Sanjeev Sinha | ECONOMICTIMES.COM | May 14, 2015, 02.52PM IST
NEW DELHI: Home financing companies these days are offering many customized payment options to suit your loan requirements. While some of these options give you flexibility in repaying your loan, others are linked to the various stages of your house construction. Overall, these plans are a win-win for both the lender and the borrower. In fact, some of these plans increase the repayment capacity of the borrower with some tax benefits.
Here are the different types of repayment plans prevalent in the market today, which a borrower needs to analyze before making a decision, based on his/her requirement:
1. Step-Up Repayment Loan: In this plan the repayment is directly linked to the borrower’s monetary growth (growth in income). This helps the borrower to avail higher loan compared to a normal housing loan.
“This scheme is beneficial for those who buy a house at a younger age. That is because one’s income increases as one moves ahead in career. Since people pay lower EMIs in initial years, they can adjust the loan as per their need and also enjoy the same tax benefit even if the EMI increases,” says Jitendra P.S. Solanki, a SEBI-registered investment adviser and founder of JS Financial Advisors.
2. Step-Down Repayment Plan: This is exactly opposite to the above option. Here, EMIs are higher in the initial years and decrease later. This plan is most suitable for people who borrow loan at an older age, i.e. mostly senior citizens or those nearing retirement. Since the income capacity alters at later stage, the lower repayment helps in keeping your finances within manageable limits.
3. Fixed and Flexible Installment Plan: In a fixed repayment plan, the EMI will be fixed for a certain period after which it gets adjusted as per the market rate. During this fixed tenure, the EMI is not affected by market conditions. It is beneficial for borrowers when interest rates are expected to rise. However, one needs to be aware as many lenders in their agreement do have provision of increasing the fixed amount.

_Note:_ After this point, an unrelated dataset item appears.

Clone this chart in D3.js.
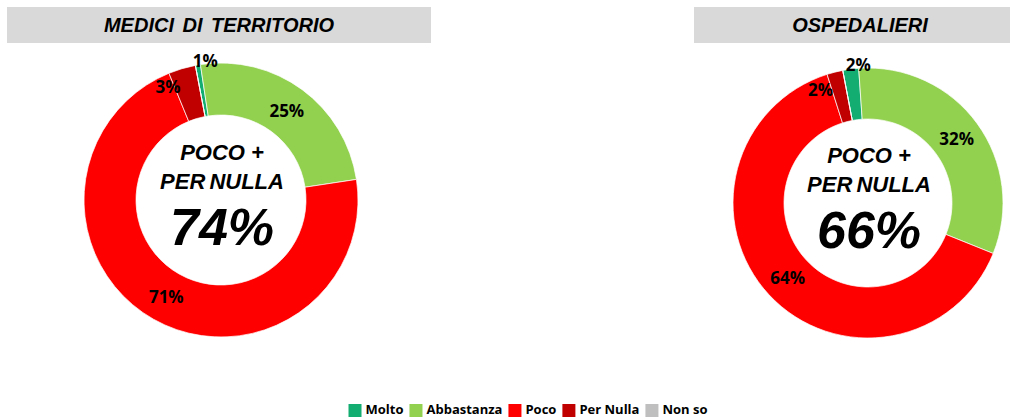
<!DOCTYPE html>
<html>
<head>
<meta charset="utf-8">
<script src="https://cdn.jsdelivr.net/npm/d3@7"></script>
<style>
  body { margin: 0; background: #fff; }
  svg { display: block; }
</style>
</head>
<body>
<div id="chart"></div>
<script>
var w = 1011;
var h = 418;

// categories and values (percent)
var categories = ["Molto", "Abbastanza", "Poco", "Per Nulla", "Non so"];
var colors = ["#14ad71", "#92d050", "#ff0000", "#c00000", "#bfbfbf"];
var titles = ["MEDICI DI TERRITORIO", "OSPEDALIERI"];
var medici = [0.6, 25.0, 71.2, 3.2, 0];
var ospedalieri = [1.9, 32.2, 64.0, 1.9, 0];
var centerLines = ["POCO +", "PER NULLA"];

var series = [medici, ospedalieri];

// layout of the two donuts
var layout = [
  { cx: 221, cy: 200, outer: 137, inner: 85, box: [7, 7, 424, 36], tx: 219 },
  { cx: 868, cy: 203, outer: 135, inner: 84, box: [694, 7, 316, 36], tx: 860 }
];

var rot = -10.8 * Math.PI / 180;

var svg = d3.select("#chart")
  .append("svg")
  .attr("width", w)
  .attr("height", h);

var pie = d3.pie()
  .sort(null)
  .startAngle(rot)
  .endAngle(rot + 2 * Math.PI);

// small slices get their label nudged, like Excel did
var nudge = {
  "Molto": { da: 3.3, dr: 3 },
  "Per Nulla": { da: -8.5, dr: -12 }
};

series.forEach(function(values, k) {
  var L = layout[k];

  // title box
  svg.append("rect")
    .attr("x", L.box[0])
    .attr("y", L.box[1])
    .attr("width", L.box[2])
    .attr("height", L.box[3])
    .attr("fill", "#d9d9d9");

  svg.append("text")
    .attr("x", L.tx)
    .attr("y", 32)
    .attr("text-anchor", "middle")
    .style("font-family", "'Liberation Sans', Arial, sans-serif")
    .style("font-weight", "bold")
    .style("font-style", "italic")
    .style("font-size", "20px")
    .style("word-spacing", "3px")
    .text(titles[k]);

  var arc = d3.arc()
    .innerRadius(L.inner)
    .outerRadius(L.outer);

  var g = svg.append("g")
    .attr("transform", "translate(" + L.cx + "," + L.cy + ")");

  var arcs = pie(values);

  g.selectAll("path")
    .data(arcs)
    .enter()
    .append("path")
    .attr("d", arc)
    .attr("fill", function(d, i) { return colors[i]; })
    .attr("stroke", "#fff")
    .attr("stroke-width", 0.7);

  // data labels
  g.selectAll("text.lbl")
    .data(arcs.filter(function(d) { return d.value > 0; }))
    .enter()
    .append("text")
    .attr("class", "lbl")
    .attr("transform", function(d) {
      var cat = categories[d.index];
      var mid = (d.startAngle + d.endAngle) / 2;
      var r = (L.inner + L.outer) / 2;
      if (nudge[cat]) {
        mid += nudge[cat].da * Math.PI / 180;
        r = L.outer + nudge[cat].dr;
      }
      return "translate(" + (Math.sin(mid) * r) + "," + (-Math.cos(mid) * r) + ")";
    })
    .attr("text-anchor", "middle")
    .attr("dy", "0.36em")
    .style("font-family", "'Open Sans', sans-serif")
    .style("font-weight", "bold")
    .style("font-size", "17px")
    .text(function(d) { return Math.round(d.value) + "%"; });

  // centre text
  var total = values[2] + values[3];
  var ct = g.append("g")
    .style("font-family", "'Liberation Sans', Arial, sans-serif")
    .style("font-weight", "bold")
    .style("font-style", "italic")
    .attr("text-anchor", "middle");

  ct.append("text")
    .attr("x", 1)
    .attr("y", -40)
    .style("font-size", "22px")
    .text(centerLines[0]);

  ct.append("text")
    .attr("x", 1)
    .attr("y", -11)
    .style("font-size", "22px")
    .style("word-spacing", "-2px")
    .text(centerLines[1]);

  ct.append("text")
    .attr("x", 1)
    .attr("y", 45)
    .style("font-size", "52px")
    .text(Math.round(total) + "%");
});

// legend
var legend = svg.append("g");
var lx = 0;
categories.forEach(function(c, i) {
  var item = legend.append("g").attr("transform", "translate(" + lx + ",0)");
  item.append("rect")
    .attr("x", 0)
    .attr("y", 404)
    .attr("width", 13)
    .attr("height", 13)
    .attr("fill", colors[i]);
  var t = item.append("text")
    .attr("x", 17)
    .attr("y", 414)
    .style("font-family", "'Open Sans', sans-serif")
    .style("font-weight", "bold")
    .style("font-size", "13px")
    .text(c);
  lx += 17 + t.node().getComputedTextLength() + 6;
});
legend.attr("transform", "translate(" + (531 - lx / 2) + ",0)");
</script>
</body>
</html>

Contrary to this, in a flexible loan installment, the EMIs are higher in the initial years, but decrease gradually in the later years of repayment. “This option can be good for parents who wish to buy houses for their children. The loan can be planned in such a manner that by the time they retire or are not in position to repay the EMIs, the children will be in a position to fulfill the liability,” says Solanki.
4. Tranche-Based Repayment Plan: Ideally a borrower has to pay interest on the home loan amount based on the stage of property construction till the project is complete. This type of repayment plan is offered by a few banks/lenders, which helps the borrower save interest. The borrowers can fix an amount as per their capability which they can pay in installments to the bank till the property is ready to occupy. The minimum amount payable is the interest on the total loan amount. Any amount over this fixed amount goes towards the principle. This way the borrower saves on the tenure of the loan by repaying the loan faster. This option is most suitable when you buy an under-construction property.
5. Accelerated Repayment Plan: In this plan borrowers can increase the EMI amount when they have surplus money or when the disposable income increases. Another option which is highly opted is paying a lump sum amount towards the loan. This helps in faster loan repayment and saves tax also.
6. Balloon Repayment Plan: This plan is similar to the step up option, but in this option you could pay a very small amount of installments in the beginning of the loan term. As the name suggests, in the later years of the loan term, the installment amount also starts ballooning to a higher amount than the normal step up option.
Although lenders may give you various loan repayment options as a borrower, you have to do some due diligence to ensure that any chosen option does not go against your expectations.
“The most important thing is to check the clauses the lender has in the repayment plan you are opting for and how the lender has treated its existing customers. Even speaking to any existing customer is not a bad proposition knowing that you have your life-time savings invested in your dream home and borrowing credibility need to be kept good,” observes Solanki.